By Alexandra Hemmerly-BrownApril 14, 2010
WASHINGTON (Army News Service, April 14, 2010) -- You are a Soldier, and your platoon is assigned to manning a highway checkpoint in Iraq. Yesterday, a car refused to stop despite your team's warnings.
According to the rules of engagement, your platoon opened fire on the vehicle, killing those inside. Upon investigation you found no evidence of insurgent affiliation or weapons inside the car. Now, laden with guilt, you are not sure you can continue doing your job. What do you do'
Giving Soldiers tools to deal with realistic scenarios like this one are central to the Army's Master Resilience Trainer course, or MRT, in Philadelphia where Secretary of the Army John McHugh visited Tuesday.
During his first visit to the course, McHugh listened in on classes, spoke with students and instructors and got a taste of the Army's newest wellness initiative.
"Our Soldiers are under a tremendous amount of stress as are their families, but the skills they take away (from the course) will help them as Soldiers, and will help the Soldiers that they bring these skills to, not just in times of war, but for the rest of their lives," McHugh said in an interview. "To have the chance to make that kind of difference in someone is very exciting."
McHugh said he was encouraged by the amount of excitement the Soldiers in the course displayed about the material they were learning.
"It's always a positive thing to see what we've spent so much time on and talked about, in place and working," McHugh said of the MRT program. "The thing that really struck me most was how you could literally feel the enthusiasm, and after six days, the difference it's made in these Soldiers' lives," he said.

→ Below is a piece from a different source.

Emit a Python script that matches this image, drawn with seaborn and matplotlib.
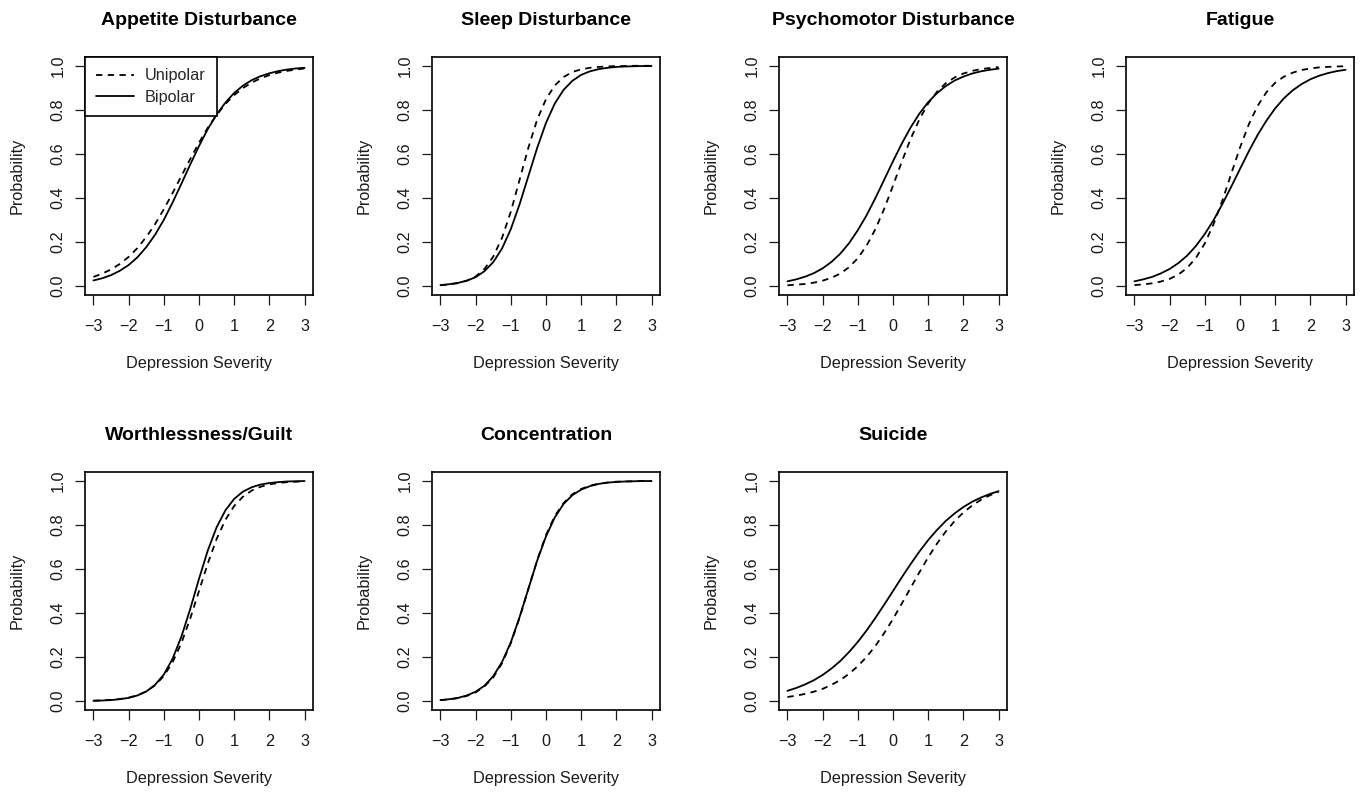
import numpy as np
import pandas as pd
import matplotlib
matplotlib.use("Agg")
import matplotlib.pyplot as plt
import seaborn as sns

severity = [-3.0, -2.75, -2.5, -2.25, -2.0, -1.75, -1.5, -1.25, -1.0, -0.75, -0.5, -0.25,
            0.0, 0.25, 0.5, 0.75, 1.0, 1.25, 1.5, 1.75, 2.0, 2.25, 2.5, 2.75, 3.0]

titles = ["Appetite Disturbance", "Sleep Disturbance", "Psychomotor Disturbance",
          "Fatigue", "Worthlessness/Guilt", "Concentration", "Suicide"]

appetite_uni = [0.042, 0.057, 0.076, 0.101, 0.133, 0.173, 0.223, 0.281, 0.349, 0.423, 0.500, 0.577,
                0.651, 0.719, 0.777, 0.827, 0.867, 0.899, 0.924, 0.943, 0.958, 0.969, 0.977, 0.983, 0.988]
appetite_bi = [0.026, 0.036, 0.050, 0.070, 0.096, 0.131, 0.177, 0.233, 0.301, 0.380, 0.465, 0.552,
               0.636, 0.713, 0.779, 0.833, 0.877, 0.910, 0.935, 0.953, 0.966, 0.976, 0.983, 0.988, 0.991]

sleep_uni = [0.004, 0.008, 0.014, 0.025, 0.044, 0.078, 0.134, 0.219, 0.338, 0.483, 0.629, 0.756,
             0.849, 0.911, 0.949, 0.972, 0.984, 0.991, 0.995, 0.997, 0.999, 0.999, 1.000, 1.000, 1.000]
sleep_bi = [0.005, 0.009, 0.015, 0.025, 0.041, 0.068, 0.109, 0.171, 0.259, 0.372, 0.500, 0.628,
            0.741, 0.829, 0.891, 0.932, 0.959, 0.975, 0.985, 0.991, 0.995, 0.997, 0.998, 0.999, 0.999]

psychomotor_uni = [0.004, 0.007, 0.010, 0.016, 0.025, 0.038, 0.057, 0.086, 0.127, 0.184, 0.259, 0.351,
                   0.456, 0.565, 0.668, 0.757, 0.829, 0.882, 0.921, 0.947, 0.965, 0.977, 0.985, 0.990, 0.994]
psychomotor_bi = [0.022, 0.031, 0.043, 0.059, 0.081, 0.110, 0.147, 0.195, 0.254, 0.322, 0.400, 0.483,
                  0.567, 0.647, 0.720, 0.783, 0.835, 0.876, 0.908, 0.933, 0.951, 0.965, 0.975, 0.982, 0.987]

fatigue_uni = [0.005, 0.008, 0.013, 0.021, 0.033, 0.053, 0.083, 0.129, 0.194, 0.282, 0.389, 0.510,
               0.629, 0.734, 0.818, 0.880, 0.923, 0.951, 0.969, 0.981, 0.988, 0.993, 0.995, 0.997, 0.998]
fatigue_bi = [0.022, 0.031, 0.042, 0.058, 0.078, 0.105, 0.139, 0.183, 0.237, 0.300, 0.373, 0.451,
              0.532, 0.612, 0.686, 0.751, 0.807, 0.853, 0.889, 0.917, 0.939, 0.955, 0.967, 0.976, 0.982]

guilt_uni = [0.002, 0.004, 0.006, 0.010, 0.016, 0.027, 0.044, 0.072, 0.114, 0.177, 0.264, 0.375,
             0.500, 0.625, 0.736, 0.823, 0.886, 0.928, 0.956, 0.973, 0.984, 0.990, 0.994, 0.996, 0.998]
guilt_bi = [0.002, 0.003, 0.005, 0.009, 0.015, 0.026, 0.044, 0.074, 0.121, 0.193, 0.293, 0.418,
            0.555, 0.684, 0.789, 0.866, 0.918, 0.951, 0.971, 0.983, 0.990, 0.994, 0.997, 0.998, 0.999]

concentration_uni = [0.005, 0.008, 0.014, 0.024, 0.040, 0.067, 0.108, 0.172, 0.263, 0.379, 0.510, 0.641,
                     0.754, 0.840, 0.899, 0.939, 0.963, 0.978, 0.987, 0.992, 0.996, 0.997, 0.998, 0.999, 0.999]
concentration_bi = [0.005, 0.009, 0.015, 0.026, 0.043, 0.070, 0.113, 0.178, 0.267, 0.382, 0.510, 0.638,
                    0.748, 0.834, 0.895, 0.935, 0.960, 0.976, 0.986, 0.992, 0.995, 0.997, 0.998, 0.999, 0.999]

suicide_uni = [0.019, 0.025, 0.033, 0.043, 0.056, 0.074, 0.096, 0.124, 0.159, 0.201, 0.251, 0.309,
               0.373, 0.443, 0.514, 0.585, 0.653, 0.715, 0.770, 0.817, 0.856, 0.888, 0.914, 0.934, 0.949]
suicide_bi = [0.047, 0.060, 0.076, 0.095, 0.119, 0.148, 0.182, 0.223, 0.269, 0.321, 0.378, 0.438,
              0.500, 0.562, 0.622, 0.679, 0.731, 0.777, 0.818, 0.852, 0.881, 0.905, 0.924, 0.940, 0.953]

unipolar = [appetite_uni, sleep_uni, psychomotor_uni, fatigue_uni, guilt_uni, concentration_uni, suicide_uni]
bipolar = [appetite_bi, sleep_bi, psychomotor_bi, fatigue_bi, guilt_bi, concentration_bi, suicide_bi]

xticks = [-3, -2, -1, 0, 1, 2, 3]
yticks = [0.0, 0.2, 0.4, 0.6, 0.8, 1.0]

sns.set_style("ticks")
plt.rcParams['font.family'] = ['Liberation Sans', 'DejaVu Sans']
plt.rcParams['axes.linewidth'] = 1.2

fig = plt.figure(figsize=(13.65, 7.96), dpi=100)
W, H = 1365, 796
lefts = [85, 432, 779, 1126]
tops = [57, 472]
aw, ah = 228, 238
txt = "#1a1a1a"

for i, title in enumerate(titles):
    r, c = divmod(i, 4)
    ax = fig.add_axes([lefts[c] / W, (H - tops[r] - ah) / H, aw / W, ah / H])
    df = pd.DataFrame({"x": severity, "uni": unipolar[i], "bi": bipolar[i]})
    sns.lineplot(data=df, x="x", y="uni", ax=ax, color="black", lw=1.3,
                 linestyle=(0, (3.5, 3)), label="Unipolar")
    sns.lineplot(data=df, x="x", y="bi", ax=ax, color="black", lw=1.3,
                 linestyle="-", label="Bipolar")
    ax.set_xlim(-3.24, 3.24)
    ax.set_ylim(-0.04, 1.04)
    ax.set_xticks(xticks)
    ax.set_xticklabels([str(t).replace("-", "\u2212") for t in xticks])
    ax.set_yticks(yticks)
    ax.set_yticklabels([f"{t:.1f}" for t in yticks], rotation=90, va="center")
    for s in ax.spines.values():
        s.set_visible(True)
        s.set_color("black")
        s.set_linewidth(1.2)
    ax.tick_params(axis="both", direction="out", length=7, width=0.9,
                   labelsize=11.7, colors=txt, pad=7)
    ax.tick_params(axis="x", pad=10)
    ax.set_xlabel("Depression Severity", fontsize=11.7, labelpad=16, color=txt)
    ax.set_ylabel("Probability", fontsize=11.7, labelpad=19, color=txt)
    ax.set_title(title, fontsize=14, fontweight="bold", pad=23, color="black")
    if i == 0:
        leg = ax.legend(loc="upper left", borderaxespad=0, frameon=True,
                        fancybox=False, fontsize=11.7, handlelength=2.3,
                        borderpad=0.7, labelspacing=0.4, handletextpad=0.7)
        leg.get_frame().set_edgecolor("black")
        leg.get_frame().set_linewidth(1.2)
        leg.get_frame().set_alpha(1)
    else:
        lg = ax.get_legend()
        if lg is not None:
            lg.remove()

fig.savefig("out.png", dpi=100)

Part of the Comprehensive Soldier Fitness approach, MRT students learn about the ability to 'bounce back' from adverse situations and how to teach their Soldiers to do the same.
This is core to the Army's new perspective that the same emphasis placed on physical fitness should also be placed on mental fitness.
"I believe very firmly that this will improve the lives of Soldiers," said Karen J. Reivich, co-director of the University of Pennsylvania resiliency program and primary instructor for the Army's MRT course. "This program is about changing the trajectory of a person's life."
Reivich, who holds a doctorate in resiliency psychology and is the co-author of "The Resilience Factor," helped tailor the course for Soldiers but explained that she didn't need to make many changes. "This course is about people," she said.
She explained that while many Soldiers are skeptical upon arrival at MRT with pre-conceived notions of a 'soft' course, Reivich argues otherwise.
"This is not a hug-it-out' program," reassures Reivich, "this is about adding tools to a Soldiers' toolkit, so that he or she is equipped to face problems and challenges."
Reivich said every day during the course, Soldiers tell her how they will use these skills with their Families and in their personal lives.
For example, Master Sgt. Sherri L. Horiel, a wellness council noncommissioned officer in charge with the 555th Engineering Brigade, said MRT has saved her marriage.
Now a facilitator, or instructor's assistant with the MRT program, Horiel first attended the course in November, and claims that it changed her life.
"It really helped me slow down and pay attention to what was being said, and to have more productive conversations with my family and the Soldiers around me," Horiel said.
Married since 2001, Horiel and her husband, both in the military, were both deployed last year to different locations.
"We saw each other maybe a total of seven days over 15 months," she explained.
Horiel said that before she attended MRT, she and her husband really weren't talking, but they couldn't identify what the issue was. Instead of arguing, she said, it was easier to not say anything to each other.
"Because we'd spent so much time away from each other, we'd really lost the ability to effectively communicate," she said.
She said that being separated from her spouse, their lives still continued to go forward, and coming back together was like starting all over again. So Horiel used some of the skills she'd learned in MRT on how to efficiently listen and communicate, and applied them to her marriage.
"It really opened me up, not only personally, but professionally," Horiel said.
She said by using the MRT tools, she was more receptive and actually listened to what her husband was trying to say.
Horiel said the course has also changed her relationship with her teenage son. He's opened up to her more now that she uses a technique called active-constructive responding -- a way to show the person you are speaking with that you are truly interested in what they are saying.
"I've learned a lot about my son," she said.
And while the course is designed to produce more effective Soldiers, most say it has foremost improved them personally.
The end-game goal is to have every drill and platoon sergeant in the Army qualified as MRTs, and the course has just been approved as an additional skill identifier, which will provide Soldiers with the training with more opportunities.
A new MRT location opened April 5, at Fort Jackson, S.C., to meet the demand for increasing numbers of MRT-qualified Soldiers. Fort Hood, Texas, has also offered the course.
"We hope (the training) provides people at critical times with a broader set of tools with which to deal with stress," said McHugh. "It isn't just about dealing with crisis and moments of great challenge ... it's a way by which you can lead your life."